Depuis la défense de l’extraction des laines, le prix en a diminué ; celui des moutons en a souffert également, tandis que la valeur du blé, du beurre, & du gros bétail augmentoit. Cette révolution n’a pas peu contribué à introduire la nouvelle culture dans cette province, où les grains, le beurre, & le gros bétail, sont par conséquent devenus plus abondans.

A cette cause j’en joindrai une autre plus éloignée, mais qui doit aussi avoir influé sur ce changement. On sait que les Hollandois ont beaucoup diminué des achats qu’ils faisoient des blés de la Pologne par Dantzick ; soit que les guerres civiles ayent laissé dans ce royaume des vestiges de leurs ravages ordinaires ; soit que la plus grande demande des Suédois depuis la paix de Nystad y ait renchéri les prix. En effet, par ce traité la Russie est en possession des seules provinces qui puissent fournir à la subsistance de la Suede, & l’extraction des grains n’y est pas toûjours permise.

Ces deux dernieres circonstances peuvent avoir contribué à l’amélioration des terres dans le comté de Norfolk, plus qu’en aucun autre endroit ; parce que sa situation est la plus commode pour le transport en Hollande ; elle a dû faire en même tems plus de bruit, parce que sous la reine Elisabeth c’est la province où le labourage fut le plus abandonné pour la nourriture des moutons.

Toutes ces causes ont vraissemblablement concouru aux progrès rapides de notre province dans l’agriculture, & y ont accrédité une méthode connue il y a près de cent ans, mais dont l’usage s’est infiniment accrû depuis.

Pour en concevoir mieux la différence, il faut en examiner l’état progressif dans plusieurs métairies dont les propriétaires n’ont encore pû se résoudre à quitter une pratique qui les a fait vivre & leurs peres, quoiqu’ils voyent leurs voisins s’enrichir par la nouvelle.

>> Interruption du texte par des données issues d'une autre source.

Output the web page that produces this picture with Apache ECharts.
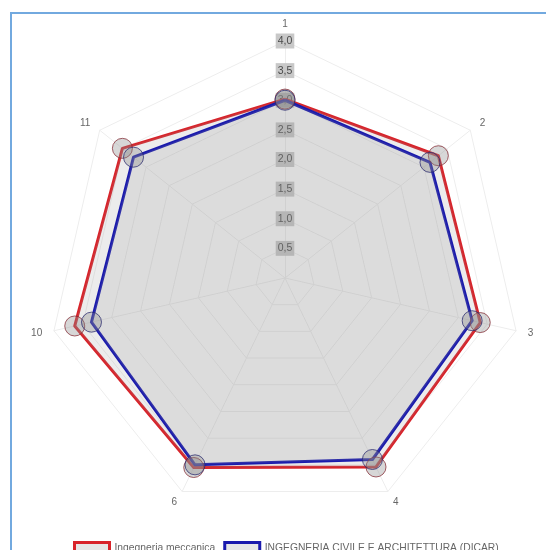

Il reste encore un petit nombre de fermes dont les champs sont ouverts, & ne peuvent joüir du bénéfice des prairies artificielles. Quelques-uns de ces propriétaires cependant ont glaisé leurs terres ; mais ils n’en retirent pas autant d’avantage que leurs voisins qui sont enclos. La raison en est simple, ils suivent la routine de leurs quadrisayeuls. A une récolte de froment succede une année de jachere ; ensuite deux, trois ou quatre moissons au plus d’orge, d’avoine, de pois, après lesquelles revient une année de repos. Par conséquent sur trois, quatre ou cinq ans, il y en a toûjours au moins une de perdue, pendant laquelle la terre reste en friche & s’amaigrit. Les meilleures de ces terres rapportent de 5 à 8 s. par acre (de 6 à 9 liv. 10 s. tournois), & aucun fermier ne peut vivre dessus. Quelques-uns sement un peu de trefle ou de luserne, mais avec peu de profit, étant obligés de donner du fourrage à leurs bestiaux pendant l’hyver ; & dans la saison où chacun les envoye paître dans les champs, leur herbe devient commune aux troupeaux des autres.